Re: can not understand the symbol or the equation for an integration result
- To: mathgroup at smc.vnet.net
- Subject: [mg122253] Re: can not understand the symbol or the equation for an integration result
- From: dimitris <dimmechan at yahoo.com>
- Date: Sat, 22 Oct 2011 06:08:20 -0400 (EDT)
- Delivered-to: l-mathgroup@mail-archive0.wolfram.com
- References: <j7rhjp$hel$1@smc.vnet.net>
On Oct 21, 1:30 pm, Jing <jing.gu... at yahoo.com> wrote:
> Hi,
>
> I am trying to integrate a equation,
> 1/72 (8 Sqrt[3] r^3 -
> Sqrt[3] r^2 Sqrt[r^2 + 2 y (y - Sqrt[3] Sqrt[r^2 - y^2])] -
> 2 Sqrt[3] y^2 Sqrt[r^2 + 2 y (y - Sqrt[3] Sqrt[r^2 - y^2])] +
> 6 y Sqrt[(r^2 - y^2) (r^2 + 2 y (y - Sqrt[3] Sqrt[r^2 - y^2]))])
>
> But the result is kind of confusing.First, the variable y is changed to another variable y -> -r Sin[t].
> exp1 = Simplify[1/72 (8 Sqrt[3] r^3 -
> Sqrt[3] r^2 Sqrt[r^2 + 2 y (y - Sqrt[3] Sqrt[r^2 - y^2])] -
> 2 Sqrt[3] y^2 Sqrt[r^2 + 2 y (y - Sqrt[3] Sqrt[r^2 - y^2])] +
> 6 y Sqrt[(r^2 - y^2) (r^2 + 2 y (y - Sqrt[3] Sqrt[r^2 - y^2]))])
> /. {y -> -r Sin[t]}, r > 0 && 0 < t < Pi/6]
>
> result:-(1/72) r^3 (3 Sin[2 t] Sqrt[2 - Cos[2 t] + Sqrt[3] Sin[2 t]] +
> Sqrt[3] (-8 + Sqrt[1 + 2 Sin[t]^2 + Sqrt[3] Sin[2 t]] +
> 2 Sin[t]^2 Sqrt[1 + 2 Sin[t]^2 + Sqrt[3] Sin[2 t]]))
>
> Then,do integration :
> m19 = Integrate[-r Cos[t] exp1, t, Assumptions -> {r > 0}]
> final result:
> 1/72 r^4 (-8 Sqrt[3] Sin[t] + (3 t (Sqrt[3] Cos[t] + 3 Sin[t]))/(
> 2 Sqrt[2 - Cos[2 t] + Sqrt[3] Sin[2 t]]) - (
> Sqrt[2 - Cos[2 t] +
> Sqrt[3] Sin[2 t]] (6 (I + Sqrt[3]) Cos[t] +
> 3 (I + Sqrt[3]) Cos[
> 3 t] + (3 + I Sqrt[3]) (-8 Sin[t] + Sin[3 t])))/(
> 8 (I + Sqrt[3])))
>
> I don't know what the I is.
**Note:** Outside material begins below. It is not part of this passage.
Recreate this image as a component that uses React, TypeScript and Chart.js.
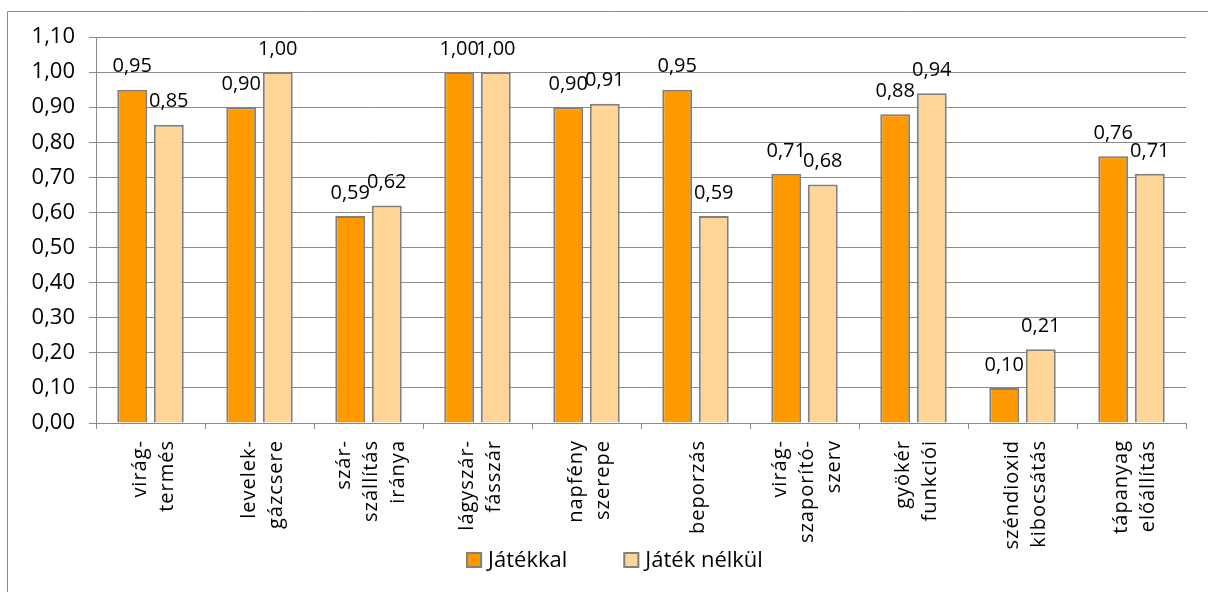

Is it the imaginary number? Why it can appear?
>
> Thanks
Yes is the imaginary unit.
First of all Mathematica does not evaluate integrals like a human.
It uses advanced algorithms specific for symbolic integration.
But I don't understand what did you expect to appear in the result?
Dimitris